[AIM OF THE EXERCISE] Without the pictures, print the lines running from the beginning of the material to the line containing "import plotly.graph_objects as go", both ends included.

[DATA]
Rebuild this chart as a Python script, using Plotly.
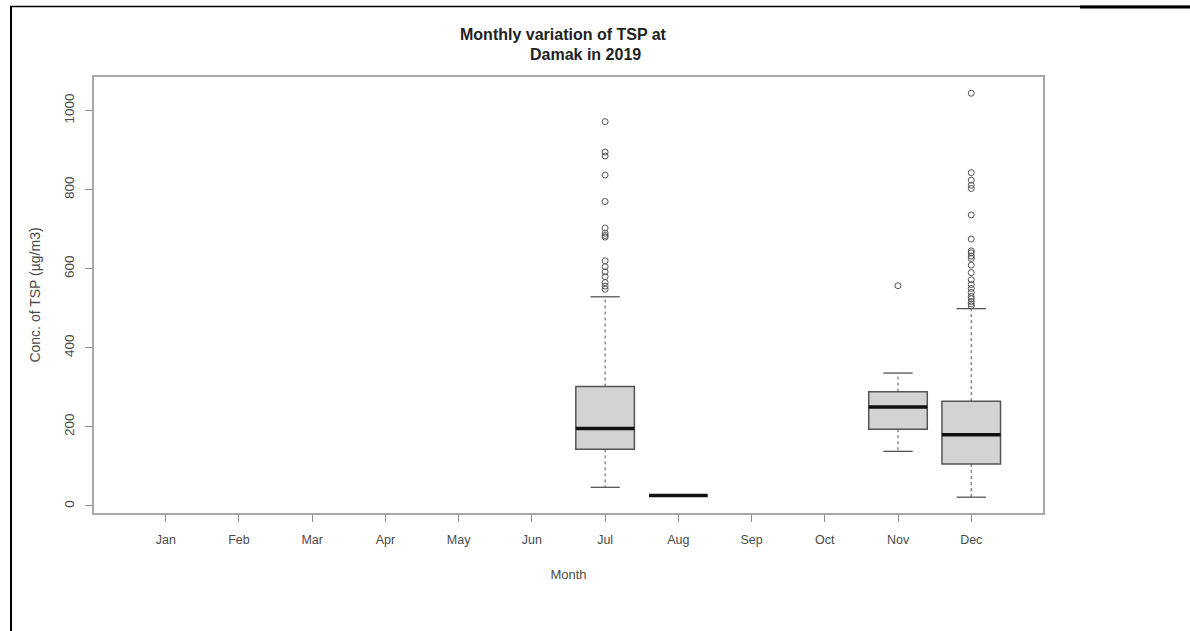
import plotly.graph_objects as go

# ---------------- data ----------------
months = ['Jan', 'Feb', 'Mar', 'Apr', 'May', 'Jun',
          'Jul', 'Aug', 'Sep', 'Oct', 'Nov', 'Dec']
box_months = ['Jul', 'Aug', 'Nov', 'Dec']
q1 = [143, 26, 194, 106]
median = [196, 26, 250, 180]
q3 = [302, 26, 289, 265]
lower_whisker = [47, 26, 138, 22]
upper_whisker = [529, 26, 336, 499]
outliers = {
    'Jul': [972, 895, 885, 837, 770, 703, 690, 684, 680, 620, 605, 592, 580, 565, 556, 548],
    'Aug': [],
    'Nov': [557],
    'Dec': [1044, 843, 824, 811, 803, 736, 675, 645, 640, 632, 626, 609, 590, 572,
            560, 550, 540, 530, 524, 517, 511, 506],
}
y_ticks = [0, 200, 400, 600, 800, 1000]

title_line1 = 'Monthly variation of TSP at'
title_line2 = 'Damak in 2019'
x_title = 'Month'
y_title = 'Conc. of TSP (µg/m3)'

# ---------------- geometry / style ----------------
W, H = 1190, 631
L, R, T, B = 94, 147, 77, 118
PW, PH = W - L - R, H - T - B
BOX_W = 0.8
FONT = 'Liberation Sans, Arial, sans-serif'
GRAY_TXT = '#4a4a4a'
BOX_LINE = '#555555'
FRAME = '#a8a8a8'

pos = [months.index(m) + 1 for m in box_months]

fig = go.Figure()

# boxes (fill + outline)
fig.add_trace(go.Box(
    x=pos, q1=q1, median=median, q3=q3,
    lowerfence=q1, upperfence=q3,
    width=BOX_W, fillcolor='#d3d3d3',
    line=dict(color=BOX_LINE, width=1.5),
    boxpoints=False, whiskerwidth=0, hoverinfo='skip', showlegend=False,
))

# dashed whiskers
wx, wy = [], []
for p, a, b, lo, hi in zip(pos, q1, q3, lower_whisker, upper_whisker):
    wx += [p, p, None, p, p, None]
    wy += [b, hi, None, a, lo, None]
fig.add_trace(go.Scatter(x=wx, y=wy, mode='lines',
                         line=dict(color=BOX_LINE, width=1, dash='3px,3px'),
                         hoverinfo='skip', showlegend=False))

# staples
sx, sy = [], []
for p, lo, hi in zip(pos, lower_whisker, upper_whisker):
    sx += [p - BOX_W / 4, p + BOX_W / 4, None, p - BOX_W / 4, p + BOX_W / 4, None]
    sy += [hi, hi, None, lo, lo, None]
fig.add_trace(go.Scatter(x=sx, y=sy, mode='lines',
                         line=dict(color=BOX_LINE, width=1.3),
                         hoverinfo='skip', showlegend=False))

# medians (thick)
mx, my = [], []
for p, m in zip(pos, median):
    mx += [p - BOX_W / 2, p + BOX_W / 2, None]
    my += [m, m, None]
fig.add_trace(go.Scatter(x=mx, y=my, mode='lines',
                         line=dict(color='#111111', width=3.5),
                         hoverinfo='skip', showlegend=False))

# outliers
ox, oy = [], []
for m in box_months:
    vals = outliers[m]
    ox += [months.index(m) + 1] * len(vals)
    oy += vals
fig.add_trace(go.Scatter(x=ox, y=oy, mode='markers',
                         marker=dict(symbol='circle-open', size=6,
                                     color='#555555', line=dict(width=1)),
                         hoverinfo='skip', showlegend=False))

axis_common = dict(
    showgrid=False, zeroline=False, showline=True, mirror=True,
    linecolor=FRAME, linewidth=2, ticks='outside', ticklen=7,
    tickcolor='#8a8a8a', tickwidth=1,
)

fig.update_layout(
    width=W, height=H,
    margin=dict(l=L, r=R, t=T, b=B),
    paper_bgcolor='white', plot_bgcolor='white',
    font=dict(family=FONT, size=12, color=GRAY_TXT),
    xaxis=dict(range=[0.02, 12.98], tickmode='array',
               tickvals=list(range(1, 13)), ticktext=months,
               tickfont=dict(family=FONT, size=12.5, color=GRAY_TXT),
               ticklabelstandoff=7,
               title=dict(text=x_title, font=dict(family=FONT, size=13, color=GRAY_TXT),
                          standoff=24),
               **axis_common),
    yaxis=dict(range=[-18, 1085], tickmode='array', tickvals=y_ticks,
               ticktext=[str(v) for v in y_ticks], tickangle=-90,
               tickfont=dict(family=FONT, size=13.5, color=GRAY_TXT),
               ticklabelstandoff=6,
               title=dict(text=y_title, font=dict(family=FONT, size=14, color=GRAY_TXT),
                          standoff=18),
               **axis_common),
)


def px_x(px):
    return (px - L) / PW


def px_y(py):
    return 1 - (py - T) / PH


# title (two centred lines, second line offset as in the reference)
fig.add_annotation(text='<b>' + title_line1 + '</b>', xref='paper', yref='paper',
                   x=px_x(563), y=px_y(34), showarrow=False,
                   xanchor='center', yanchor='middle',
                   font=dict(family=FONT, size=16, color='#222222'))
fig.add_annotation(text='<b>' + title_line2 + '</b>', xref='paper', yref='paper',
                   x=px_x(585), y=px_y(54), showarrow=False,
                   xanchor='center', yanchor='middle',
                   font=dict(family=FONT, size=16, color='#222222'))

# outer page border (top + left black rules)
fig.add_shape(type='line', xref='paper', yref='paper',
              x0=px_x(10), x1=px_x(W), y0=px_y(6.5), y1=px_y(6.5),
              line=dict(color='black', width=1.5))
fig.add_shape(type='line', xref='paper', yref='paper',
              x0=px_x(1080), x1=px_x(W), y0=px_y(7), y1=px_y(7),
              line=dict(color='black', width=3))
fig.add_shape(type='line', xref='paper', yref='paper',
              x0=px_x(11), x1=px_x(11), y0=px_y(6), y1=px_y(H),
              line=dict(color='black', width=2))

fig.write_html('out.html',
               config={'displayModeBar': False},
               post_script="document.body.style.margin='0';"
                           "document.body.style.overflow='hidden';")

[THE ANSWER]
Rebuild this chart as a Python script, using Plotly.
import plotly.graph_objects as go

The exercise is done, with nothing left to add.